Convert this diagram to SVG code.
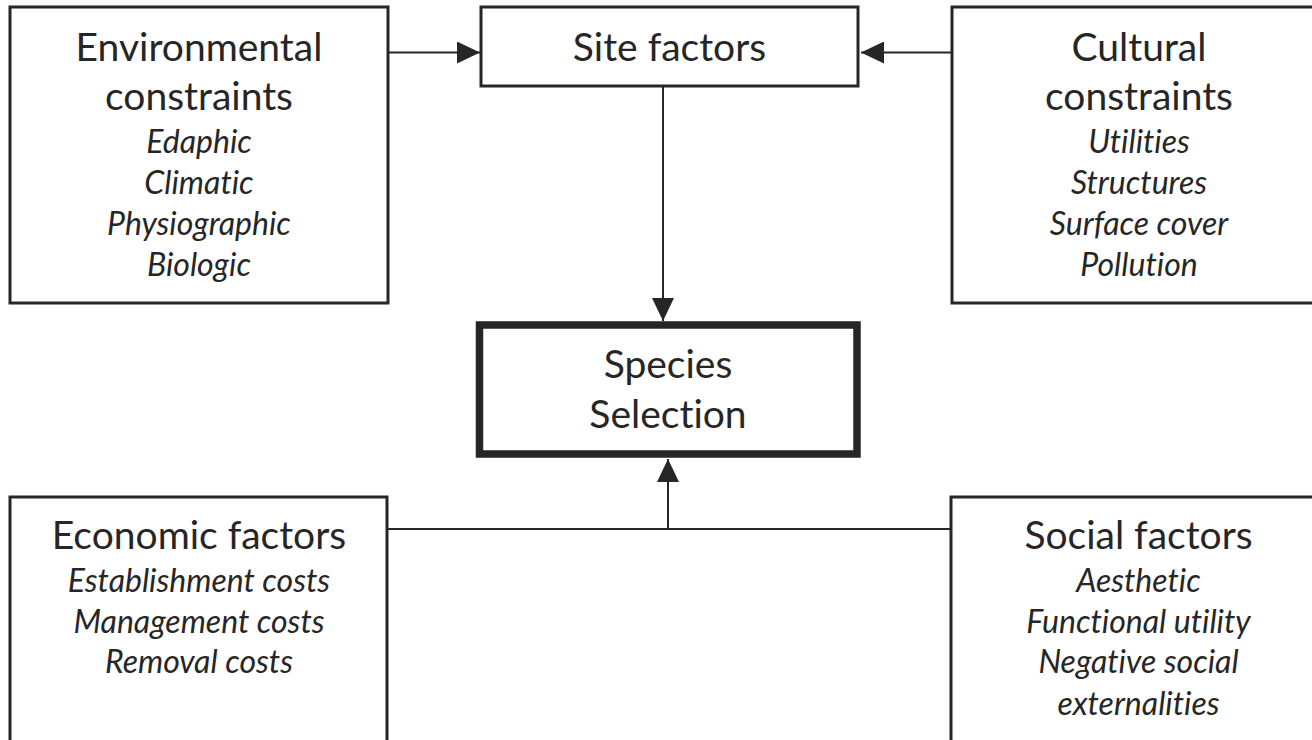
<svg xmlns="http://www.w3.org/2000/svg" width="1312" height="740" viewBox="0 0 1312 740">
<style>
.box{fill:#fff;stroke:#262626;stroke-width:3}
.main{fill:#fff;stroke:#262626;stroke-width:7.5}
.conn{fill:none;stroke:#262626;stroke-width:2}
text{font-family:Lato,"Open Sans","Liberation Sans",sans-serif;fill:#262626;text-anchor:middle;font-variant-ligatures:none;font-feature-settings:"liga" 0,"dlig" 0,"calt" 0,"clig" 0}
.t{font-size:39px}
.i{font-size:32px;font-style:italic}
</style>
<defs>
<marker id="ah" markerUnits="userSpaceOnUse" markerWidth="23" markerHeight="22" refX="23" refY="11" orient="auto">
<path d="M0,0 L23,11 L0,22 Z" fill="#262626"/>
</marker>
</defs>
<rect width="1312" height="740" fill="#fff"/>
<g id="connectors">
<line class="conn" x1="389" y1="52.5" x2="480" y2="52.5" marker-end="url(#ah)"/>
<line class="conn" x1="952" y1="52.5" x2="861" y2="52.5" marker-end="url(#ah)"/>
<line class="conn" x1="663" y1="86" x2="663" y2="321" marker-end="url(#ah)"/>
<line class="conn" x1="387" y1="529" x2="951" y2="529"/>
<line class="conn" x1="668" y1="529" x2="668" y2="459" marker-end="url(#ah)"/>
</g>
<g id="env">
<rect class="box" x="10" y="7" width="378" height="296"/>
<text class="t" x="199" y="61">Environmental</text>
<text class="t" x="199" y="110">constraints</text>
<text class="i" x="199" y="153">Edaphic</text>
<text class="i" x="199" y="194">Climatic</text>
<text class="i" x="199" y="235">Physiographic</text>
<text class="i" x="199" y="276">Biologic</text>
</g>
<g id="site">
<rect class="box" x="481" y="7" width="377" height="79"/>
<text class="t" x="669.5" y="61">Site factors</text>
</g>
<g id="cultural">
<rect class="box" x="952" y="7" width="374" height="296"/>
<text class="t" x="1139" y="61">Cultural</text>
<text class="t" x="1139" y="110">constraints</text>
<text class="i" x="1139" y="153">Utilities</text>
<text class="i" x="1139" y="194">Structures</text>
<text class="i" x="1139" y="235">Surface cover</text>
<text class="i" x="1139" y="276">Pollution</text>
</g>
<g id="species">
<rect class="main" x="479.5" y="325" width="377.5" height="129"/>
<text class="t" x="668" y="378">Species</text>
<text class="t" x="668" y="428">Selection</text>
</g>
<g id="economic">
<rect class="box" x="10" y="497" width="377" height="260"/>
<text class="t" x="199" y="549">Economic factors</text>
<text class="i" x="199" y="592">Establishment costs</text>
<text class="i" x="199" y="633">Management costs</text>
<text class="i" x="199" y="673">Removal costs</text>
</g>
<g id="social">
<rect class="box" x="951" y="497" width="375" height="260"/>
<text class="t" x="1138.5" y="549">Social factors</text>
<text class="i" x="1138.5" y="592">Aesthetic</text>
<text class="i" x="1138.5" y="633">Functional utility</text>
<text class="i" x="1138.5" y="673">Negative social</text>
<text class="i" x="1138.5" y="715">externalities</text>
</g>
</svg>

--- REQUIREMENT ---
Transcribe the preceding listing in its entirety and with exact wording, leaving out pictures.

--- ANSWER TO THE EXERCISE ---
Convert this diagram to SVG code.
<svg xmlns="http://www.w3.org/2000/svg" width="1312" height="740" viewBox="0 0 1312 740">
<style>
.box{fill:#fff;stroke:#262626;stroke-width:3}
.main{fill:#fff;stroke:#262626;stroke-width:7.5}
.conn{fill:none;stroke:#262626;stroke-width:2}
text{font-family:Lato,"Open Sans","Liberation Sans",sans-serif;fill:#262626;text-anchor:middle;font-variant-ligatures:none;font-feature-settings:"liga" 0,"dlig" 0,"calt" 0,"clig" 0}
.t{font-size:39px}
.i{font-size:32px;font-style:italic}
</style>
<defs>
<marker id="ah" markerUnits="userSpaceOnUse" markerWidth="23" markerHeight="22" refX="23" refY="11" orient="auto">
<path d="M0,0 L23,11 L0,22 Z" fill="#262626"/>
</marker>
</defs>
<rect width="1312" height="740" fill="#fff"/>
<g id="connectors">
<line class="conn" x1="389" y1="52.5" x2="480" y2="52.5" marker-end="url(#ah)"/>
<line class="conn" x1="952" y1="52.5" x2="861" y2="52.5" marker-end="url(#ah)"/>
<line class="conn" x1="663" y1="86" x2="663" y2="321" marker-end="url(#ah)"/>
<line class="conn" x1="387" y1="529" x2="951" y2="529"/>
<line class="conn" x1="668" y1="529" x2="668" y2="459" marker-end="url(#ah)"/>
</g>
<g id="env">
<rect class="box" x="10" y="7" width="378" height="296"/>
<text class="t" x="199" y="61">Environmental</text>
<text class="t" x="199" y="110">constraints</text>
<text class="i" x="199" y="153">Edaphic</text>
<text class="i" x="199" y="194">Climatic</text>
<text class="i" x="199" y="235">Physiographic</text>
<text class="i" x="199" y="276">Biologic</text>
</g>
<g id="site">
<rect class="box" x="481" y="7" width="377" height="79"/>
<text class="t" x="669.5" y="61">Site factors</text>
</g>
<g id="cultural">
<rect class="box" x="952" y="7" width="374" height="296"/>
<text class="t" x="1139" y="61">Cultural</text>
<text class="t" x="1139" y="110">constraints</text>
<text class="i" x="1139" y="153">Utilities</text>
<text class="i" x="1139" y="194">Structures</text>
<text class="i" x="1139" y="235">Surface cover</text>
<text class="i" x="1139" y="276">Pollution</text>
</g>
<g id="species">
<rect class="main" x="479.5" y="325" width="377.5" height="129"/>
<text class="t" x="668" y="378">Species</text>
<text class="t" x="668" y="428">Selection</text>
</g>
<g id="economic">
<rect class="box" x="10" y="497" width="377" height="260"/>
<text class="t" x="199" y="549">Economic factors</text>
<text class="i" x="199" y="592">Establishment costs</text>
<text class="i" x="199" y="633">Management costs</text>
<text class="i" x="199" y="673">Removal costs</text>
</g>
<g id="social">
<rect class="box" x="951" y="497" width="375" height="260"/>
<text class="t" x="1138.5" y="549">Social factors</text>
<text class="i" x="1138.5" y="592">Aesthetic</text>
<text class="i" x="1138.5" y="633">Functional utility</text>
<text class="i" x="1138.5" y="673">Negative social</text>
<text class="i" x="1138.5" y="715">externalities</text>
</g>
</svg>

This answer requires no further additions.